Shpat Morina (41:34):

If you happen to hire them. Right.

Steve Weis (41:36):

If you happen to

Shpat Morina (41:37):

Hire on your team and this idea of an open source mentality is what I'm hearing for security and, and, and uh, infrastructure design, um, would probably open that up to even more people.

Steve Weis (41:50):

Yeah. And also open sourcing some of the things that at companies have built internally. I mean, I think that, you know, the challenge with, with some of them is it's so tied into their, their bespoke infrastructure that you can't just lift, you know, a Facebook service and open source and have it be usable for anybody.
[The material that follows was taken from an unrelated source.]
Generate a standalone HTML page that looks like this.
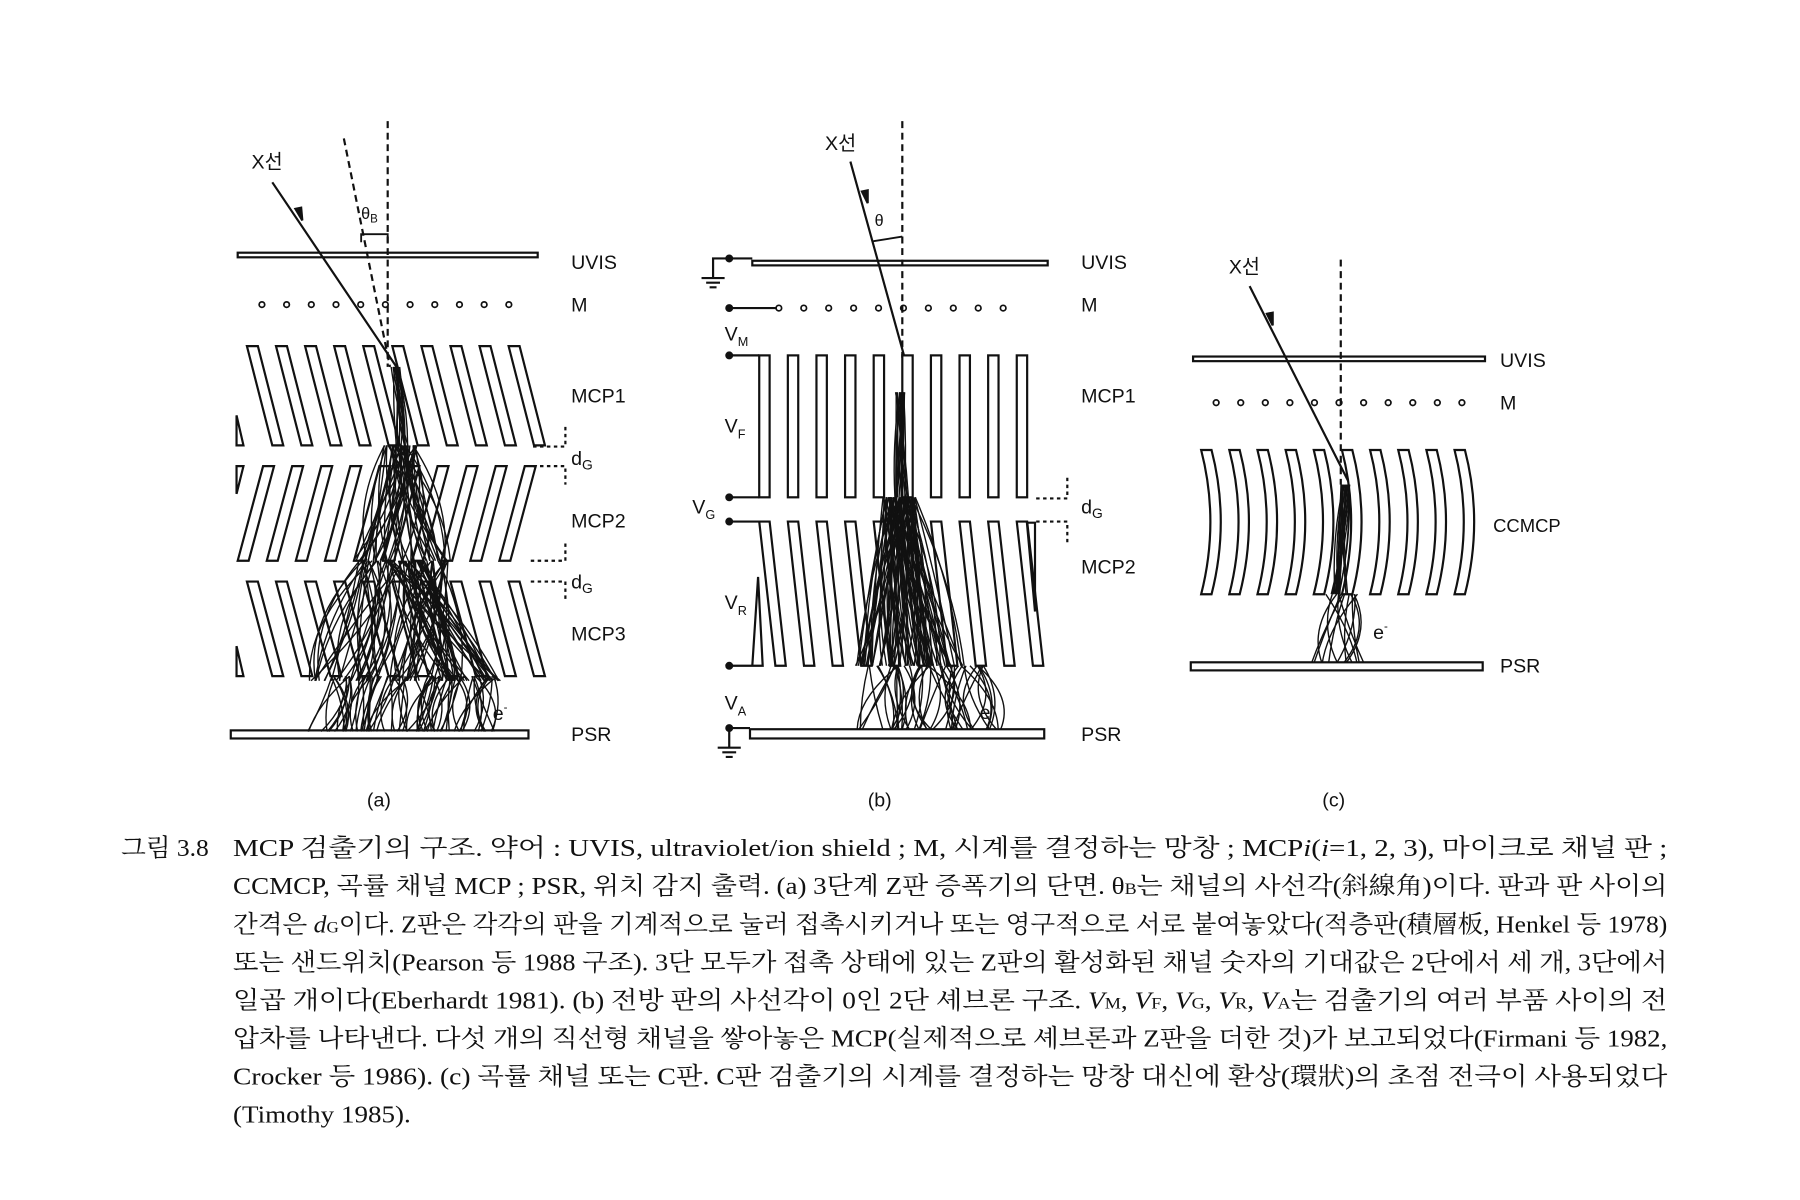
<!DOCTYPE html>
<html><head><meta charset="utf-8">
<style>
html,body{margin:0;padding:0;background:#fff;}
svg{display:block;}
text{font-family:"Liberation Sans","Noto Sans CJK KR",sans-serif;fill:#111;}
.cap{font-family:"Liberation Serif","Noto Serif CJK SC","Noto Sans CJK KR",serif;font-size:21px;}
</style></head>
<body>
<svg id="s" width="1800" height="1200" viewBox="0 0 1560 1040" xmlns="http://www.w3.org/2000/svg">
<g stroke="#111" fill="none" stroke-width="1.9" id="g"></g>
<g font-size="17">
<text x="218" y="146">X선</text>
<text x="313" y="190" font-size="14">θ<tspan font-size="10" dy="3">B</tspan></text>
<text x="495" y="233">UVIS</text>
<text x="495" y="270">M</text>
<text x="495" y="349">MCP1</text>
<text x="495" y="403">d<tspan font-size="12" dy="4">G</tspan></text>
<text x="495" y="457">MCP2</text>
<text x="495" y="510">d<tspan font-size="12" dy="4">G</tspan></text>
<text x="495" y="555">MCP3</text>
<text x="427" y="624">e<tspan font-size="10" dy="-8">-</tspan></text>
<text x="495" y="642">PSR</text>
<text x="318" y="699">(a)</text>

<text x="715" y="130">X선</text>
<text x="758" y="196" font-size="14">θ</text>
<text x="937" y="233">UVIS</text>
<text x="937" y="270">M</text>
<text x="628" y="295">V<tspan font-size="11" dy="5">M</tspan></text>
<text x="628" y="375">V<tspan font-size="11" dy="5">F</tspan></text>
<text x="600" y="445">V<tspan font-size="11" dy="5">G</tspan></text>
<text x="628" y="528">V<tspan font-size="11" dy="5">R</tspan></text>
<text x="628" y="615">V<tspan font-size="11" dy="5">A</tspan></text>
<text x="937" y="349">MCP1</text>
<text x="937" y="445">d<tspan font-size="12" dy="4">G</tspan></text>
<text x="937" y="497">MCP2</text>
<text x="849" y="623">e<tspan font-size="10" dy="-8">-</tspan></text>
<text x="937" y="642">PSR</text>
<text x="752" y="699">(b)</text>

<text x="1065" y="237">X선</text>
<text x="1300" y="318">UVIS</text>
<text x="1300" y="355">M</text>
<text x="1294" y="461" font-size="16">CCMCP</text>
<text x="1190" y="554">e<tspan font-size="10" dy="-8">-</tspan></text>
<text x="1300" y="583">PSR</text>
<text x="1146" y="699">(c)</text>
</g>
<g class="cap">
<text x="105" y="742" class="cap" textLength="76" lengthAdjust="spacingAndGlyphs">그림 3.8</text>
<text x="202" y="742" class="cap" textLength="1243" lengthAdjust="spacingAndGlyphs">MCP 검출기의 구조. 약어 : UVIS, ultraviolet/ion shield ; M, 시계를 결정하는 망창 ; MCP<tspan font-style="italic">i</tspan>(<tspan font-style="italic">i</tspan>=1, 2, 3), 마이크로 채널 판 ;</text>
<text x="202" y="775" class="cap" textLength="1243" lengthAdjust="spacingAndGlyphs">CCMCP, 곡률 채널 MCP ; PSR, 위치 감지 출력. (a) 3단계 Z판 증폭기의 단면. θ<tspan font-size="14">B</tspan>는 채널의 사선각(斜線角)이다. 판과 판 사이의</text>
<text x="202" y="808" class="cap" textLength="1243" lengthAdjust="spacingAndGlyphs">간격은 <tspan font-style="italic">d</tspan><tspan font-size="14">G</tspan>이다. Z판은 각각의 판을 기계적으로 눌러 접촉시키거나 또는 영구적으로 서로 붙여놓았다(적층판(積層板, Henkel 등 1978)</text>
<text x="202" y="841" class="cap" textLength="1243" lengthAdjust="spacingAndGlyphs">또는 샌드위치(Pearson 등 1988 구조). 3단 모두가 접촉 상태에 있는 Z판의 활성화된 채널 숫자의 기대값은 2단에서 세 개, 3단에서</text>
<text x="202" y="874" class="cap" textLength="1243" lengthAdjust="spacingAndGlyphs">일곱 개이다(Eberhardt 1981). (b) 전방 판의 사선각이 0인 2단 셰브론 구조. <tspan font-style="italic">V</tspan><tspan font-size="14">M</tspan>, <tspan font-style="italic">V</tspan><tspan font-size="14">F</tspan>, <tspan font-style="italic">V</tspan><tspan font-size="14">G</tspan>, <tspan font-style="italic">V</tspan><tspan font-size="14">R</tspan>, <tspan font-style="italic">V</tspan><tspan font-size="14">A</tspan>는 검출기의 여러 부품 사이의 전</text>
<text x="202" y="907" class="cap" textLength="1243" lengthAdjust="spacingAndGlyphs">압차를 나타낸다. 다섯 개의 직선형 채널을 쌓아놓은 MCP(실제적으로 셰브론과 Z판을 더한 것)가 보고되었다(Firmani 등 1982,</text>
<text x="202" y="940" class="cap" textLength="1243" lengthAdjust="spacingAndGlyphs">Crocker 등 1986). (c) 곡률 채널 또는 C판. C판 검출기의 시계를 결정하는 망창 대신에 환상(環狀)의 초점 전극이 사용되었다</text>
<text x="202" y="973" class="cap" textLength="154" lengthAdjust="spacingAndGlyphs">(Timothy 1985).</text>
</g>
</svg>
<script>
(function(){
var g=document.getElementById('g'),NS='http://www.w3.org/2000/svg';
function el(t,a){var e=document.createElementNS(NS,t);for(var k in a)e.setAttribute(k,a[k]);g.appendChild(e);return e;}
function P(d,extra){var a={d:d};for(var k in extra)a[k]=extra[k];return el('path',a);}
function L(x1,y1,x2,y2,extra){var a={x1:x1,y1:y1,x2:x2,y2:y2};for(var k in extra)a[k]=extra[k];return el('line',a);}
var seed=7;function r(){seed=(seed*16807)%2147483647;return seed/2147483647;}
function chans(x0,y0,y1,n,sp,w,sl){for(var i=0;i<n;i++){var x=x0+i*sp;P('M'+x+','+y0+'L'+(x+w)+','+y0+'L'+(x+w+sl)+','+y1+'L'+(x+sl)+','+y1+'Z',{fill:'#fff'});}}
function casc(cx0,cx1,y0,y1,n,sw){for(var i=0;i<n;i++){var a=cx0+(r()-.5)*sw,b=cx1+(r()-.5)*sw*1.6;var m1=(a+b)/2+(r()-.5)*sw*1.5;P('M'+a+','+y0+'Q'+m1+','+((y0+y1)/2)+' '+b+','+y1,{'stroke-width':1.2});}}
// ===== (a)
el('rect',{x:206,y:219,width:260,height:4,fill:'#fff'});
for(var i=0;i<11;i++)el('circle',{cx:227+i*21.4,cy:264,r:2.4,'stroke-width':1.5});
L(298,120,338,318,{'stroke-dasharray':'6,4'});L(336,105,336,318,{'stroke-dasharray':'6,4'});
P('M313,210L313,203L336,203L336,210',{'stroke-width':1.6});
L(236,158,345,320);P('M256,181l6,10l-1,-11z',{fill:'#111'});
chans(214,300,386,10,25.2,9.5,22);P('M205,386L205,360L211,386Z');
chans(228,404,486,10,25.2,9.5,-22);P('M205,404L211,404L205,428Z');
chans(214,504,586,10,25.2,9.5,22);P('M205,586L205,560L211,586Z');
el('rect',{x:200,y:633,width:258,height:7,fill:'#fff'});
P('M462,387L490,387L490,368',{'stroke-dasharray':'3,3'});P('M462,404L490,404L490,420',{'stroke-dasharray':'3,3'});
P('M460,486L490,486L490,470',{'stroke-dasharray':'3,3'});P('M460,504L490,504L490,520',{'stroke-dasharray':'3,3'});
casc(343,348,318,386,14,8);
casc(348,330,386,486,26,30);casc(348,370,386,486,22,26);
casc(330,300,486,590,30,40);casc(370,370,486,590,30,40);casc(350,410,486,590,26,30);
for(var k=0;k<6;k++){var bx=285+k*25;casc(bx+10,bx,586,634,12,24);}
// ===== (b)
el('rect',{x:652,y:226,width:256,height:4,fill:'#fff'});
P('M632,224L652,224');el('circle',{cx:632,cy:224,r:2.5,fill:'#111'});
P('M632,224L618,224L618,241M608,241L628,241M612,245L624,245M615,249L621,249');
P('M632,267L673,267');el('circle',{cx:632,cy:267,r:2.5,fill:'#111'});
for(var i=0;i<10;i++)el('circle',{cx:675+i*21.6,cy:267,r:2.4,'stroke-width':1.5});
L(782,105,782,310,{'stroke-dasharray':'6,4'});L(737,140,784,310);P('M747,166l5,10l0,-11z',{fill:'#111'});
P('M757,209L782,205',{'stroke-width':1.6});
for(var i=0;i<10;i++){var x=658+i*24.8;el('rect',{x:x,y:308,width:9,height:123,fill:'#fff'});}
P('M632,308L658,308M632,431L658,431');el('circle',{cx:632,cy:308,r:2.5,fill:'#111'});el('circle',{cx:632,cy:431,r:2.5,fill:'#111'});
chans(658,452,577,10,24.8,9,14);
P('M632,452L658,452M632,577L661,577L657,500L652,577');el('circle',{cx:632,cy:452,r:2.5,fill:'#111'});el('circle',{cx:632,cy:577,r:2.5,fill:'#111'});
P('M897,530L890,453L897,453Z');
el('rect',{x:650,y:632,width:255,height:8,fill:'#fff'});
P('M632,631L650,631M632,631L632,648M622,648L642,648M626,652L638,652M629,656L635,656');el('circle',{cx:632,cy:631,r:2.5,fill:'#111'});
P('M898,432L925,432L925,412',{'stroke-dasharray':'3,3'});P('M898,452L925,452L925,470',{'stroke-dasharray':'3,3'});
casc(780,782,340,431,16,8);
casc(778,760,431,577,30,26);casc(780,790,431,577,28,24);casc(782,818,431,577,26,24);
for(var k=0;k<4;k++){var bx=765+k*27;casc(bx,bx,577,632,12,30);}
// ===== (c)
el('rect',{x:1034,y:309,width:253,height:4,fill:'#fff'});
for(var i=0;i<11;i++)el('circle',{cx:1054+i*21.3,cy:349,r:2.4,'stroke-width':1.5});
L(1162,225,1162,420,{'stroke-dasharray':'6,4'});L(1083,248,1170,420);P('M1098,272l5,10l0,-11z',{fill:'#111'});
for(var i=0;i<10;i++){var x=1041+i*24.4;P('M'+x+',390L'+(x+9)+',390Q'+(x+25)+',452 '+(x+9)+',515L'+x+',515Q'+(x+16)+',452 '+x+',390Z',{fill:'#fff'});}
casc(1166,1160,420,515,18,10);
casc(1162,1160,515,576,14,30);
el('rect',{x:1032,y:574,width:253,height:7,fill:'#fff'});
})();
</script>
</body></html>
Um, so, you know, but not everyone is, is a Facebook or Google or, or one of these big companies. And there's probably a lot of, you know, a lot of companies like could benefit from having more open source things. And so like, you know, Google's, um, tin, crypto library is one that I think its great because that's just like, Hey, you use that as crypto library, it's backed by a big company. It's pretty, you know, good, good model to look at of, of just doing the right things by default. And then you don't need to worry about, you know, your engineers using, uh, an insecure mode or insecure key size or you know, it kind of handles a lot of the key rotation for you for so things like that I think are great, uh, developments because, um, again like Google sharing that doesn't hurt Google at all. It just benefits, um, you know, more people using it and um, you know, if you do use it, you, you avoid a lot of problems.

Shpat Morina (42:53):

Great. We should forward this podcast to them after this.

Steve Weis (42:58):

Yeah.

Shpat Morina (42:59):

Well this has been a fun conversation. Um, Steve, thanks for chatting with us today.

Steve Weis (43:04):

Thank you both. This has, uh, been a good conversation.